Trademarks are words and symbols that consumers use to distinguish the goods or services of one business from another. For instance, “Apple” is a strong trademark for computers. Importantly, trademark protection is denied to generic terms for goods and services. “Apple” could never be protected as a trademark for apples because it communicates the type of product, rather than the source. This principle protects competition in the marketplace, so that companies can accurately describe their goods and services.
As Idris said, “BOOKING.COM” seems like a pretty literal name for a website that allows you to book travel accommodations. In trademark terms, you might say “Booking.com” is generic. This was exactly what the U.S. Patent and Trademark Office (USPTO) decided when Booking.com applied to register its name as a trademark for making hotel reservations in 2012. The USPTO denied the registration on the grounds that “booking” was generic for Booking.com’s services. Adding “.com” to a generic term could create a protectible trademark, because “.com” merely indicates web address and adds no source identifying significance.
Booking.com appealed the USPTO’s decision all the way to the Supreme Court. In 2020, the Court ruled in their favor in United States Patent and Trademark Office v. Booking.com B.V. The Court rejected the USPTO’s rule that the addition of a top-level domain (.com, .org, .net, etc.) to an otherwise unregistrable term could not create a protectible trademark. Instead, the Court ruled, the mark must be considered in its entirety to determine whether consumers perceive it as a trademark. The decision allowed Booking.com to introduce evidence demonstrating that it had taught consumers to perceive “BOOKING.COM” as a trademark through many years of use and advertising.
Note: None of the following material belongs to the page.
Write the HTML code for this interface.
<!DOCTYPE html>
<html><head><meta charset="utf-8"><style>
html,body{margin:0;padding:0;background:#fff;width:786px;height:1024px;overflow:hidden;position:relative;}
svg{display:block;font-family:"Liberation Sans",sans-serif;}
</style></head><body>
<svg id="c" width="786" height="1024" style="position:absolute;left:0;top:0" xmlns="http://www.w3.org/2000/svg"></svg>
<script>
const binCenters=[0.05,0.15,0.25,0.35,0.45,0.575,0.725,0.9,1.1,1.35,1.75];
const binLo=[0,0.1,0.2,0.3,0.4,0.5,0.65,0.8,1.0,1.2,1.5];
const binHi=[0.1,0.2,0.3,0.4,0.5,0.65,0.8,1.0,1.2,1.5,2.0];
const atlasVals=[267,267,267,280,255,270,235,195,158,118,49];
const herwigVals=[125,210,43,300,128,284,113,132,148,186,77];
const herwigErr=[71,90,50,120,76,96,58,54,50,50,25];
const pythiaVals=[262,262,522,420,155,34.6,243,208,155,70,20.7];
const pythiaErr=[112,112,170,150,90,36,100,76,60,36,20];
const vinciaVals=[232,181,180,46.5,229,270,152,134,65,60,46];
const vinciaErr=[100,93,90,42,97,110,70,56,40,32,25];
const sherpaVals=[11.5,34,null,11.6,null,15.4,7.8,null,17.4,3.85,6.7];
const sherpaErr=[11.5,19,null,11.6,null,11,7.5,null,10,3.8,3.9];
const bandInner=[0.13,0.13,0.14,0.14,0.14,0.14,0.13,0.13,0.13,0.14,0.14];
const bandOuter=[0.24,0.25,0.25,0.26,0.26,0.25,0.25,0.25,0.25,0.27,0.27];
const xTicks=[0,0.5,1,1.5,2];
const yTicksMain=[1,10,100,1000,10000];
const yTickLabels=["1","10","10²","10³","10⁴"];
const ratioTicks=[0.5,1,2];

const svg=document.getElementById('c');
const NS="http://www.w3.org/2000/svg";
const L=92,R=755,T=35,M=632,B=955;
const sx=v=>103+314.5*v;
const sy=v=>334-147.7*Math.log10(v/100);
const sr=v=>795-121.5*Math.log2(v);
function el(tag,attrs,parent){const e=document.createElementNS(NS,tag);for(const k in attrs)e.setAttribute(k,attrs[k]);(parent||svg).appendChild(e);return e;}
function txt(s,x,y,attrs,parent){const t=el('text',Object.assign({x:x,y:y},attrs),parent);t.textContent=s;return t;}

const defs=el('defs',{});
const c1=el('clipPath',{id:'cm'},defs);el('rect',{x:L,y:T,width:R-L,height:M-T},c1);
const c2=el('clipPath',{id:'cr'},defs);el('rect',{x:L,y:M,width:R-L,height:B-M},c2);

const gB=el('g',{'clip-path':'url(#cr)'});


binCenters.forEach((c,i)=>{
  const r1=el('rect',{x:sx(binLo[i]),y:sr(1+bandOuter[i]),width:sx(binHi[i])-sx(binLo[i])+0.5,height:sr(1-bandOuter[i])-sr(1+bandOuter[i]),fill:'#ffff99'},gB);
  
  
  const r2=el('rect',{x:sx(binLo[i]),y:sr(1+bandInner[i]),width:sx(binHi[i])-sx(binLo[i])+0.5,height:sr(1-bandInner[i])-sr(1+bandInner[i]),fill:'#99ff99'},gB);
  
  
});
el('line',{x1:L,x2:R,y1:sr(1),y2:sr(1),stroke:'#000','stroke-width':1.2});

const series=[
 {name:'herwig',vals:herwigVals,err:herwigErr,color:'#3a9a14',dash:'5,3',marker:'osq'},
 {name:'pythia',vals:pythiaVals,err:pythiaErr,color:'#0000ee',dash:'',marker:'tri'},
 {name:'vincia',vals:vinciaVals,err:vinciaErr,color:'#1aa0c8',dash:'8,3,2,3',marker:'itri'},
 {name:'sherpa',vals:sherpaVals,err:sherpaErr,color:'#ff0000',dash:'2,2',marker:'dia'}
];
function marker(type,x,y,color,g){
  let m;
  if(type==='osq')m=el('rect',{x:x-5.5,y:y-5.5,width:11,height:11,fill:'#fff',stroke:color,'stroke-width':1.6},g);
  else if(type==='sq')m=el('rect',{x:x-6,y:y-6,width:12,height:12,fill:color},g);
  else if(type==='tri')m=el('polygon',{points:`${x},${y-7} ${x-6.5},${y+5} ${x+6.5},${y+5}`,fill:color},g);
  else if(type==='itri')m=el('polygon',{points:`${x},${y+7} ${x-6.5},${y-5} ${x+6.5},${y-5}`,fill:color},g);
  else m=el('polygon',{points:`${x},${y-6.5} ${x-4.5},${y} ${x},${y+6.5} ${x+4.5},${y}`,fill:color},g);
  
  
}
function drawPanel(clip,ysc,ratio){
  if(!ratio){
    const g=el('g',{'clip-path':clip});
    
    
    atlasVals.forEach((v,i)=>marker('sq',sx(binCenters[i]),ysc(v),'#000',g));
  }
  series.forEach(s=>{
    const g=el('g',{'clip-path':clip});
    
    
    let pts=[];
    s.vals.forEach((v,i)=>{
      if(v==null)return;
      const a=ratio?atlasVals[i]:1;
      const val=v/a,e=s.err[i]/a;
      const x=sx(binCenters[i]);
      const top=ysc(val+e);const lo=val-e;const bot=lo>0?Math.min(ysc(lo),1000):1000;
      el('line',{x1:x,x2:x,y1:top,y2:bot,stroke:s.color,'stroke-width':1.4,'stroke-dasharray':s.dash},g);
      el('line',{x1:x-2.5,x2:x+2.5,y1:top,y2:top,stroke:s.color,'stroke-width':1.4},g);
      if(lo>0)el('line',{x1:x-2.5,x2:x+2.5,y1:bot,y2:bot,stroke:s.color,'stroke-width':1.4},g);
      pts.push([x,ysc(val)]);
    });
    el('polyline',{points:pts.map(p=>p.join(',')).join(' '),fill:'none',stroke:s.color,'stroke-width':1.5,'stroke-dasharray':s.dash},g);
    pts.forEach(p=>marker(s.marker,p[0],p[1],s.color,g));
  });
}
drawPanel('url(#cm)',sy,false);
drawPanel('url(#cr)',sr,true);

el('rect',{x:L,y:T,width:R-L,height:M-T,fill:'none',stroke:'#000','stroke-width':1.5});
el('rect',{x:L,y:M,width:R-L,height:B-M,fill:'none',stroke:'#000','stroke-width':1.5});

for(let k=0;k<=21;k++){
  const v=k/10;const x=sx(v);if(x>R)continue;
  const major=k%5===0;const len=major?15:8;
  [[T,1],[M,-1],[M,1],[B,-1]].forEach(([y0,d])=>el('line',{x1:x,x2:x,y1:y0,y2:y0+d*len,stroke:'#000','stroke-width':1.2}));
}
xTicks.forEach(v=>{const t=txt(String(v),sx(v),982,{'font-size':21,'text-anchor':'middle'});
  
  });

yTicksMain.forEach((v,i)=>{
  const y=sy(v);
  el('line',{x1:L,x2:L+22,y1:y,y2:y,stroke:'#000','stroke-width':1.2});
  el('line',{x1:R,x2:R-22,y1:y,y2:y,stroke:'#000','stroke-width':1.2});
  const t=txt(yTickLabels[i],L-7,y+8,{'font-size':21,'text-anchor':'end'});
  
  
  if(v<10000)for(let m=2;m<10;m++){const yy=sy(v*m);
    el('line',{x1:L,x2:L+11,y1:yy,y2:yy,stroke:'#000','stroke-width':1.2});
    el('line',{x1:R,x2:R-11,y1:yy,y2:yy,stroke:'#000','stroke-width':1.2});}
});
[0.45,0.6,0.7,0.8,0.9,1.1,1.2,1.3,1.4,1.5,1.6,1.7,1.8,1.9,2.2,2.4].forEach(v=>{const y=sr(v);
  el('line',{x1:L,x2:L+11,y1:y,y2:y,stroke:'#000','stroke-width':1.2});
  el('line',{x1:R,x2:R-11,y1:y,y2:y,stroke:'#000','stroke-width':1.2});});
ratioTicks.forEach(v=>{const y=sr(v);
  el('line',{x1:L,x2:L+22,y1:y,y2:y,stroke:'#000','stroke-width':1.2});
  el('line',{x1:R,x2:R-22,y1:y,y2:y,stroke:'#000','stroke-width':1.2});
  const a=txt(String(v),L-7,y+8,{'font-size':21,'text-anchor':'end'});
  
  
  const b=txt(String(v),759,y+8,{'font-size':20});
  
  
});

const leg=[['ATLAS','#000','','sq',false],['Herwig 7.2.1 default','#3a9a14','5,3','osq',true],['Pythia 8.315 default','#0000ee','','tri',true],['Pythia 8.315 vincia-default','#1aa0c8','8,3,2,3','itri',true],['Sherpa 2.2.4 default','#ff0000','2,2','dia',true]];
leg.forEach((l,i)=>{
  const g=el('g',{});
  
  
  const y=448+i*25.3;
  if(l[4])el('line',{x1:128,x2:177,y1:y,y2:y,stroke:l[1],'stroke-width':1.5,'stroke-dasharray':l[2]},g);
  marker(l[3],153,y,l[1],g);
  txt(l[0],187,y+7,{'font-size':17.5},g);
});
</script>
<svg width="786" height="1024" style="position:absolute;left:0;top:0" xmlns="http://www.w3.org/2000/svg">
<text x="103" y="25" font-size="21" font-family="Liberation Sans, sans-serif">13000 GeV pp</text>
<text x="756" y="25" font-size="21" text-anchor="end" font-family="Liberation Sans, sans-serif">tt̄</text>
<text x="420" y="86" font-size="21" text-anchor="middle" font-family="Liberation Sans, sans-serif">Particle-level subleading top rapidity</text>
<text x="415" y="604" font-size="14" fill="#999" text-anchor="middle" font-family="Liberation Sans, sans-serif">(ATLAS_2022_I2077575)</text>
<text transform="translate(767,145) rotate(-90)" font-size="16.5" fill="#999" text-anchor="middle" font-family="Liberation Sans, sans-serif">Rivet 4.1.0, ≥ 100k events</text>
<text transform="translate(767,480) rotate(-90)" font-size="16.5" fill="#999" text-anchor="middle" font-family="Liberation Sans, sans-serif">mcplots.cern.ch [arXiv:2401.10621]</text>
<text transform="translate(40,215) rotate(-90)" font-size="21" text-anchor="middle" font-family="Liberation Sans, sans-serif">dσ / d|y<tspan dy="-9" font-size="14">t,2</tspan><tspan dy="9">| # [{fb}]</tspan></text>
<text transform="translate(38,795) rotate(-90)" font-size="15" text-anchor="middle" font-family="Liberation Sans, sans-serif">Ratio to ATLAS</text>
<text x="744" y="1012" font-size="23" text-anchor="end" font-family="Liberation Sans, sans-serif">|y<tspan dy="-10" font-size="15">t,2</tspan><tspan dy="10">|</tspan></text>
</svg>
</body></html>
Following the decision, Booking.com obtained three trademark registrations for its “BOOKING.COM” mark. The registrations issued in January of 2021, over 8 years from the date of the initial applications. Given how much time and money Booking.com invested in proving its mark is not generic, its decision to mock its own name on the biggest advertising day of the year is surprising, to say the least. Trademarks lawyers will tell you that it’s never a good idea to point out how weak your mark is in advertising.
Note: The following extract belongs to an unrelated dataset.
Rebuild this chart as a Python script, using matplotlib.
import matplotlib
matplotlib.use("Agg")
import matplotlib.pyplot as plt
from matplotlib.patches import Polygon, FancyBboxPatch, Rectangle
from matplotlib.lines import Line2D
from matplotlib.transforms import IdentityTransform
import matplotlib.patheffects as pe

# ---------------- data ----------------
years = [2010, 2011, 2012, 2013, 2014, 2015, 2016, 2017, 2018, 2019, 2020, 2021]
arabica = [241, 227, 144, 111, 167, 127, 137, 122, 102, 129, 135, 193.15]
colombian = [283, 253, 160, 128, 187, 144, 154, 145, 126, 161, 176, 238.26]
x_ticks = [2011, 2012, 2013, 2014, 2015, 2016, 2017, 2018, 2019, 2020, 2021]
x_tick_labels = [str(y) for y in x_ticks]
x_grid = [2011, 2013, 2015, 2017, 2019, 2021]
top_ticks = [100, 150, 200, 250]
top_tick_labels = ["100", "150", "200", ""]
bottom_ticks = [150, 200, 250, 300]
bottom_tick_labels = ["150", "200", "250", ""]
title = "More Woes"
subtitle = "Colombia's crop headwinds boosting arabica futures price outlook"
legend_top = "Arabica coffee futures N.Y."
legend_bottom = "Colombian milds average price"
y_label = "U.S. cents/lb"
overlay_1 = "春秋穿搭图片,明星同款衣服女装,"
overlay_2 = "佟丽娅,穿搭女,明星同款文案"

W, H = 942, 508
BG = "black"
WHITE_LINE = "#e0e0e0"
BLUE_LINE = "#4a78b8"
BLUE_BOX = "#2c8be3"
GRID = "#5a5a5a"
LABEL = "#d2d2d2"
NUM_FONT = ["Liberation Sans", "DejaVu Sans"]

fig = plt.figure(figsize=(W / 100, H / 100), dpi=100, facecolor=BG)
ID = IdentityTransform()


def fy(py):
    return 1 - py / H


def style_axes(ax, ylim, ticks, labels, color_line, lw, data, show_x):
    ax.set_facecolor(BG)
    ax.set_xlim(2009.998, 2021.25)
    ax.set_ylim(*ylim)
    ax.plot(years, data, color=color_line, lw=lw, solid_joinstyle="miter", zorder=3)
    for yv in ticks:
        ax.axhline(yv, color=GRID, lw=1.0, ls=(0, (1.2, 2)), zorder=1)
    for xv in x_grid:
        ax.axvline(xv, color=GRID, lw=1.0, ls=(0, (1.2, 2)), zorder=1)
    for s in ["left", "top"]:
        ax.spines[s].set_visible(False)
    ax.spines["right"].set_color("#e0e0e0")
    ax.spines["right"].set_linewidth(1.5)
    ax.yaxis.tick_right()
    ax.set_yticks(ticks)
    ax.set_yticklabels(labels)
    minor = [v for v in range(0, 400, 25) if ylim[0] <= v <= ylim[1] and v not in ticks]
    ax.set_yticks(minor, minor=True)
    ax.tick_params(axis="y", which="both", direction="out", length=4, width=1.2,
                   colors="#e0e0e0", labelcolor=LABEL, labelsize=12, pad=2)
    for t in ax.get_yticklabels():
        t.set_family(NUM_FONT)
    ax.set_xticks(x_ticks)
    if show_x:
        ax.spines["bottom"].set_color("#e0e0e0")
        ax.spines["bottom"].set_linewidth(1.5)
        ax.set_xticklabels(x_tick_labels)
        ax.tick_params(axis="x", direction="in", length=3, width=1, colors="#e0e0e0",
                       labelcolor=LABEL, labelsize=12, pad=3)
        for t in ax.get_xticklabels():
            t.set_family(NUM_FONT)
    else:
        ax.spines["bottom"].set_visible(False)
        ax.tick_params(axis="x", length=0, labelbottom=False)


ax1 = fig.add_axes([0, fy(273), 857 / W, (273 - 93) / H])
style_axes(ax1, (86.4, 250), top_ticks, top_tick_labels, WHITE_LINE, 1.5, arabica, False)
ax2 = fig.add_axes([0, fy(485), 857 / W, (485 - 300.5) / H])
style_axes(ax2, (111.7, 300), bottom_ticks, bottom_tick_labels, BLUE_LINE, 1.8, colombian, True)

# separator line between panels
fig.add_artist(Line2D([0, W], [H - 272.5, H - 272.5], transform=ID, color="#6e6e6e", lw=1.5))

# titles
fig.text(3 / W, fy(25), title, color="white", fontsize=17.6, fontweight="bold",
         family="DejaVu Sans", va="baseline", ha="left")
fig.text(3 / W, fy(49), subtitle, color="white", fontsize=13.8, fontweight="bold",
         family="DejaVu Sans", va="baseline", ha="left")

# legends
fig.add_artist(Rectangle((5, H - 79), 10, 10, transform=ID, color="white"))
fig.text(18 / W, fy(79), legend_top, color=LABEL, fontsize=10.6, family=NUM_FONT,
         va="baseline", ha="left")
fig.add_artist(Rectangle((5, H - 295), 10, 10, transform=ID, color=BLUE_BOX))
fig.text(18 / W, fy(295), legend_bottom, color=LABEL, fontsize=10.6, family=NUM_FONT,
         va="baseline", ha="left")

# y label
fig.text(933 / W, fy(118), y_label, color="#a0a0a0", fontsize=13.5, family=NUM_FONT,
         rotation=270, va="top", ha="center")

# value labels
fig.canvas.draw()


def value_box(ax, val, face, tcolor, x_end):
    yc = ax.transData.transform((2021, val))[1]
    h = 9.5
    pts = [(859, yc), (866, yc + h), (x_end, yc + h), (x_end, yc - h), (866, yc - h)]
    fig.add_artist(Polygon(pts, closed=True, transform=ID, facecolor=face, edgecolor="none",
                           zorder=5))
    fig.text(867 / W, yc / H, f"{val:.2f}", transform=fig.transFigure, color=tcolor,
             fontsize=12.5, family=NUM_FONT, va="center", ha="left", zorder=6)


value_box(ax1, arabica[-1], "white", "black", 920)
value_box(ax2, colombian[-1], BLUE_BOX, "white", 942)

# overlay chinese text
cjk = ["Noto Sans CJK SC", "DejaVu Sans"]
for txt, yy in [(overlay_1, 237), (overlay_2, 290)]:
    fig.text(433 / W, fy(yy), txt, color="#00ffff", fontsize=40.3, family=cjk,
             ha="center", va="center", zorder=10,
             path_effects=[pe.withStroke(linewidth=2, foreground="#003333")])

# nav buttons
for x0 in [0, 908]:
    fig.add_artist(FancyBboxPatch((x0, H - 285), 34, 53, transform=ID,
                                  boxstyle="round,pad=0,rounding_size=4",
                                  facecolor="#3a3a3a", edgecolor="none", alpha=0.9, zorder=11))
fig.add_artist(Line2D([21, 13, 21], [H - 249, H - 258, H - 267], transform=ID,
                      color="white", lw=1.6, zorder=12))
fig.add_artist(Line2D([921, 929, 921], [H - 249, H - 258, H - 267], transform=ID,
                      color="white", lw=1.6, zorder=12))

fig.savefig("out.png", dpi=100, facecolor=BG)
Realistically, Booking.com’s probably doesn’t have anything to worry about. To obtain its registrations, Booking.com already had to prove that consumers primarily understood “BOOKING.COM” to be a brand name. The company introduced survey evidence suggesting that about 74% of participating consumers recognized “BOOKING.COM” as a brand name. So, a tongue-in-cheek joke in a commercial is unlikely to do serious damage to their name recognition.
Still, Booking.com’s new ad campaign highlights the importance of having an experienced trademark attorney advise you on how you use your mark in advertising. Using a trademark in certain ways in advertising can weaken or even eliminate your trademark rights, even after you obtain a trademark registration.